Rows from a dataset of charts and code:
______________________________
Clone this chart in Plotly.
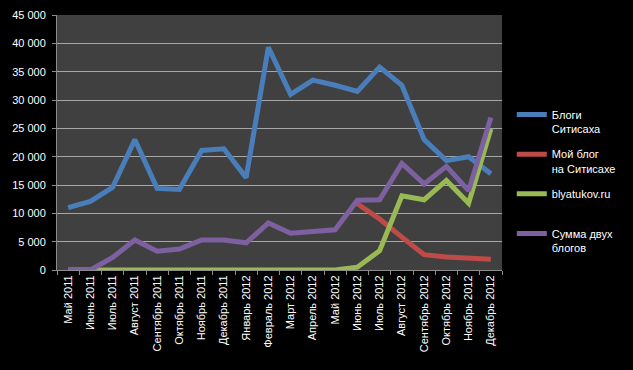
import plotly.graph_objects as go

months = ["Май 2011", "Июнь 2011", "Июль 2011", "Август 2011", "Сентябрь 2011",
          "Октябрь 2011", "Ноябрь 2011", "Декабрь 2011", "Январь 2012", "Февраль 2012",
          "Март 2012", "Апрель 2012", "Май 2012", "Июнь 2012", "Июль 2012",
          "Август 2012", "Сентябрь 2012", "Октябрь 2012", "Ноябрь 2012", "Декабрь 2012"]

blogs_citysakh = [11000, 12100, 14600, 23000, 14400, 14200, 21100, 21400, 16300, 39300,
                  31000, 33500, 32600, 31500, 35800, 32600, 23000, 19300, 20000, 17000]
my_blog = [None, None, None, None, None, None, None, None, None, None,
           None, None, None, 11700, 9000, 5800, 2700, 2300, 2100, 1900]
blyatukov = [0, 0, 0, 0, 0, 0, 0, 0, 0, 0,
             0, 0, 0, 500, 3400, 13100, 12400, 15800, 11800, 24900]
sum_two = [0, 0, 2200, 5300, 3300, 3700, 5300, 5300, 4800, 8300,
           6500, 6800, 7100, 12300, 12400, 18800, 15200, 18300, 14000, 26900]

series_names = ["Блоги<br>Ситисаха", "Мой блог<br>на Ситисахе",
                "blyatukov.ru<br>&nbsp;", "Сумма двух<br>блогов"]
series_colors = ["#4a7ebb", "#be4b48", "#98b954", "#7d60a0"]
series_values = [blogs_citysakh, my_blog, blyatukov, sum_two]

fig = go.Figure()
for i, (name, color, vals) in enumerate(zip(series_names, series_colors, series_values)):
    fig.add_trace(go.Scatter(
        x=months, y=vals, name=name, mode="lines",
        line=dict(color=color, width=5),
        legendgroup=str(i), connectgaps=False,
    ))

font = dict(family="Liberation Sans, Arial, sans-serif", size=11, color="#ffffff")

fig.update_layout(
    width=633, height=370,
    margin=dict(l=57, r=131, t=15, b=100, autoexpand=False),
    paper_bgcolor="#000000",
    plot_bgcolor="#404040",
    separators=", ",
    font=font,
    showlegend=True,
    legend=dict(
        x=1.022, xanchor="left", y=0.663, yanchor="top",
        bgcolor="rgba(0,0,0,0)", font=font,
        tracegroupgap=8, valign="top", itemwidth=30,
        traceorder="grouped",
    ),
    xaxis=dict(
        type="category", range=[-0.5, 19.5], automargin=False,
        tickangle=-90, tickfont=font,
        showgrid=False, showline=True, linecolor="#8c8c8c", linewidth=1,
        ticks="outside", ticklen=4, tickcolor="#8c8c8c", tickson="boundaries",
        zeroline=False,
    ),
    yaxis=dict(
        range=[0, 45000], tickvals=list(range(0, 45001, 5000)), automargin=False,
        tickformat=",d", tickfont=font, ticklabelstandoff=4,
        showgrid=True, gridcolor="#a6a6a6", gridwidth=1,
        showline=True, linecolor="#8c8c8c", linewidth=1,
        ticks="outside", ticklen=4, tickcolor="#8c8c8c",
        zeroline=False,
    ),
)

fig.write_html(
    "out.html",
    config={"displayModeBar": False},
    post_script="document.body.style.margin='0';document.body.style.background='#000000';",
)
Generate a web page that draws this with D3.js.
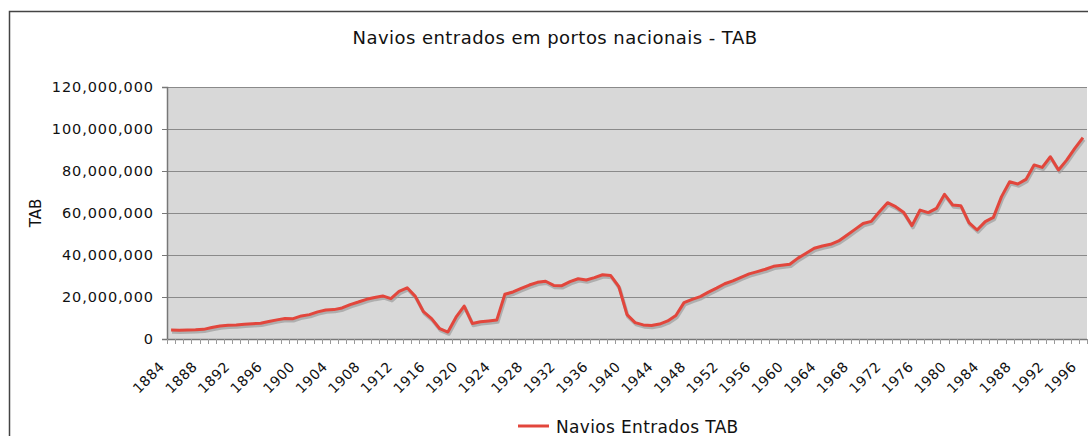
<!DOCTYPE html>
<html>
<head>
<meta charset="utf-8">
<script src="https://cdn.jsdelivr.net/npm/d3@7"></script>
<style>
  html, body { margin: 0; padding: 0; background: #fff; }
  svg { display: block; }
  text { font-family: "DejaVu Sans", Verdana, sans-serif; fill: #111; }
</style>
</head>
<body>
<svg id="chart" width="1088" height="436"></svg>
<script>
const title = "Navios entrados em portos nacionais - TAB";
const seriesName = "Navios Entrados TAB";
const yAxisTitle = "TAB";
const years = d3.range(1884, 1997);
const values = [
  4.3, 4.2, 4.3, 4.4, 4.6, 5.5, 6.2, 6.5, 6.7, 7.0,
  7.3, 7.5, 8.3, 9.1, 9.8, 9.7, 11.0, 11.6, 12.9, 13.8,
  14.0, 14.8, 16.4, 17.6, 18.9, 19.8, 20.5, 19.2, 22.7, 24.4,
  20.3, 13.0, 9.7, 4.9, 3.3, 10.4, 15.7, 7.4, 8.2, 8.6,
  9.0, 21.3, 22.4, 24.1, 25.7, 27.0, 27.5, 25.5, 25.4, 27.3,
  28.7, 28.1, 29.2, 30.6, 30.2, 24.9, 11.6, 7.8, 6.7, 6.4,
  7.1, 8.6, 11.2, 17.3, 18.9, 20.2, 22.3, 24.2, 26.3, 27.7,
  29.4, 31.0, 32.1, 33.2, 34.6, 35.1, 35.6, 38.5, 40.8, 43.2,
  44.3, 45.1, 46.7, 49.4, 52.2, 55.0, 56.0, 60.6, 64.9, 63.0,
  60.2, 54.0, 61.4, 60.2, 62.2, 68.9, 63.8, 63.5, 55.4, 51.9,
  55.9, 57.9, 67.8, 74.9, 73.8, 76.0, 82.9, 81.7, 86.8, 80.5,
  85.2, 90.8, 95.9
].map(v => v * 1e6);
const yTicks = [0, 20e6, 40e6, 60e6, 80e6, 100e6, 120e6];
const labelYears = years.filter(yr => (yr - 1884) % 4 === 0);

const svg = d3.select("#chart");
const mLeft = 167, mRight = 1087, mTop = 87, mBottom = 339;

// outer frame
svg.append("rect")
  .attr("x", 9.5).attr("y", 11.5).attr("width", 1100).attr("height", 440)
  .attr("fill", "#fff").attr("stroke", "#444").attr("stroke-width", 1.5);

svg.append("text")
  .attr("x", 555).attr("y", 44)
  .attr("text-anchor", "middle")
  .style("font-size", "18px")
  .style("letter-spacing", "0.45px")
  .text(title);

const x = d3.scaleBand().domain(years).range([mLeft, mRight]).padding(0);
const y = d3.scaleLinear().domain([0, 120e6]).range([mBottom, mTop]);

svg.append("rect")
  .attr("x", mLeft).attr("y", mTop).attr("width", mRight - mLeft).attr("height", mBottom - mTop)
  .attr("fill", "#d8d8d8");

// gridlines
svg.append("g").selectAll("line").data(yTicks.filter(t => t > 0)).join("line")
  .attr("x1", mLeft).attr("x2", mRight)
  .attr("y1", d => Math.round(y(d)) + 0.5).attr("y2", d => Math.round(y(d)) + 0.5)
  .attr("stroke", "#8a8a8a").attr("stroke-width", 1.2);

// y axis
const yAxis = d3.axisLeft(y).tickValues(yTicks)
  .tickFormat(d3.format(",")).tickSize(5).tickPadding(8);
const gy = svg.append("g").attr("transform", `translate(${mLeft},0)`).call(yAxis);
gy.select(".domain").attr("stroke", "#777").attr("stroke-width", 1.5);
gy.selectAll(".tick line").attr("stroke", "#777");
gy.selectAll("text").style("font-size", "14.5px").style("letter-spacing", "0.9px")
  .attr("fill", "#111").style("font-family", "DejaVu Sans");

// x axis
const gx = svg.append("g").attr("transform", `translate(0,${mBottom})`);
gx.append("line").attr("x1", mLeft).attr("x2", mRight).attr("y1", 0.5).attr("y2", 0.5)
  .attr("stroke", "#777").attr("stroke-width", 1.5);
gx.selectAll("line.tk").data(years.concat([1997])).join("line").attr("class", "tk")
  .attr("x1", d => Math.round(d === 1997 ? mRight : x(d)) + 0.5)
  .attr("x2", d => Math.round(d === 1997 ? mRight : x(d)) + 0.5)
  .attr("y1", 0).attr("y2", 5)
  .attr("stroke", "#999").attr("stroke-width", 1);
gx.selectAll("text").data(labelYears).join("text")
  .attr("transform", d => `translate(${x(d) + x.bandwidth() / 2 - 9},${25}) rotate(-45)`)
  .attr("text-anchor", "end")
  .attr("dy", "0.35em")
  .style("font-size", "14px")
  .style("letter-spacing", "0.6px")
  .text(d => d);

// y axis title
svg.append("text")
  .attr("transform", `translate(41,213) rotate(-90)`)
  .attr("text-anchor", "middle")
  .style("font-size", "15px")
  .text(yAxisTitle);

// line + shadow
const line = d3.line()
  .x((d, i) => x(years[i]) + x.bandwidth() / 2)
  .y(d => y(d));
svg.append("path").datum(values)
  .attr("d", line)
  .attr("transform", "translate(1,2)")
  .attr("fill", "none").attr("stroke", "#9d9d9d").attr("stroke-opacity", 0.7)
  .attr("stroke-width", 3.5).attr("stroke-linejoin", "round");
svg.append("path").datum(values)
  .attr("d", line)
  .attr("fill", "none").attr("stroke", "#e2463c")
  .attr("stroke-width", 3).attr("stroke-linejoin", "round");

// legend
svg.append("line")
  .attr("x1", 518).attr("x2", 549).attr("y1", 426).attr("y2", 426)
  .attr("stroke", "#e2463c").attr("stroke-width", 3);
svg.append("text")
  .attr("x", 556).attr("y", 432.5)
  .style("font-size", "17px")
  .style("letter-spacing", "0.35px")
  .text(seriesName);
</script>
</body>
</html>
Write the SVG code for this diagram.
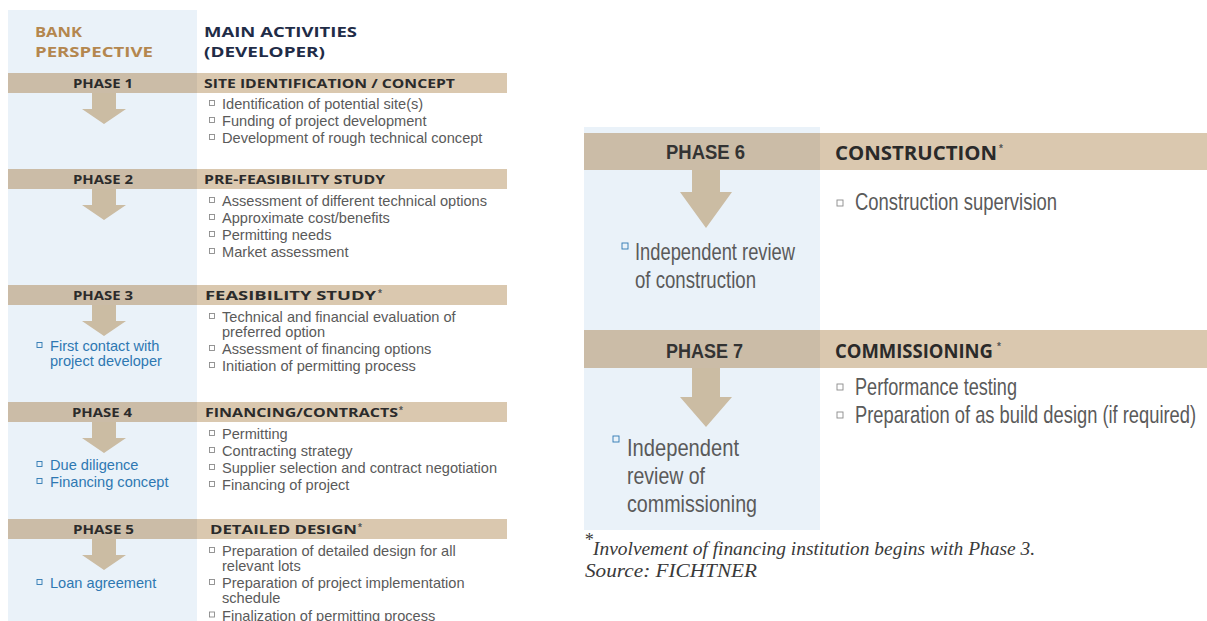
______________________________
# Required work
Keep the images out of the copy. Repeat word for word only the lines from the one containing "Generate a web" through the one containing "const mLeft = 167, mRight", both ends included.

# Result below
Generate a web page that draws this with D3.js.
<!DOCTYPE html>
<html>
<head>
<meta charset="utf-8">
<script src="https://cdn.jsdelivr.net/npm/d3@7"></script>
<style>
  html, body { margin: 0; padding: 0; background: #fff; }
  svg { display: block; }
  text { font-family: "DejaVu Sans", Verdana, sans-serif; fill: #111; }
</style>
</head>
<body>
<svg id="chart" width="1088" height="436"></svg>
<script>
const title = "Navios entrados em portos nacionais - TAB";
const seriesName = "Navios Entrados TAB";
const yAxisTitle = "TAB";
const years = d3.range(1884, 1997);
const values = [
  4.3, 4.2, 4.3, 4.4, 4.6, 5.5, 6.2, 6.5, 6.7, 7.0,
  7.3, 7.5, 8.3, 9.1, 9.8, 9.7, 11.0, 11.6, 12.9, 13.8,
  14.0, 14.8, 16.4, 17.6, 18.9, 19.8, 20.5, 19.2, 22.7, 24.4,
  20.3, 13.0, 9.7, 4.9, 3.3, 10.4, 15.7, 7.4, 8.2, 8.6,
  9.0, 21.3, 22.4, 24.1, 25.7, 27.0, 27.5, 25.5, 25.4, 27.3,
  28.7, 28.1, 29.2, 30.6, 30.2, 24.9, 11.6, 7.8, 6.7, 6.4,
  7.1, 8.6, 11.2, 17.3, 18.9, 20.2, 22.3, 24.2, 26.3, 27.7,
  29.4, 31.0, 32.1, 33.2, 34.6, 35.1, 35.6, 38.5, 40.8, 43.2,
  44.3, 45.1, 46.7, 49.4, 52.2, 55.0, 56.0, 60.6, 64.9, 63.0,
  60.2, 54.0, 61.4, 60.2, 62.2, 68.9, 63.8, 63.5, 55.4, 51.9,
  55.9, 57.9, 67.8, 74.9, 73.8, 76.0, 82.9, 81.7, 86.8, 80.5,
  85.2, 90.8, 95.9
].map(v => v * 1e6);
const yTicks = [0, 20e6, 40e6, 60e6, 80e6, 100e6, 120e6];
const labelYears = years.filter(yr => (yr - 1884) % 4 === 0);

const svg = d3.select("#chart");
const mLeft = 167, mRight = 1087, mTop = 87, mBottom = 339;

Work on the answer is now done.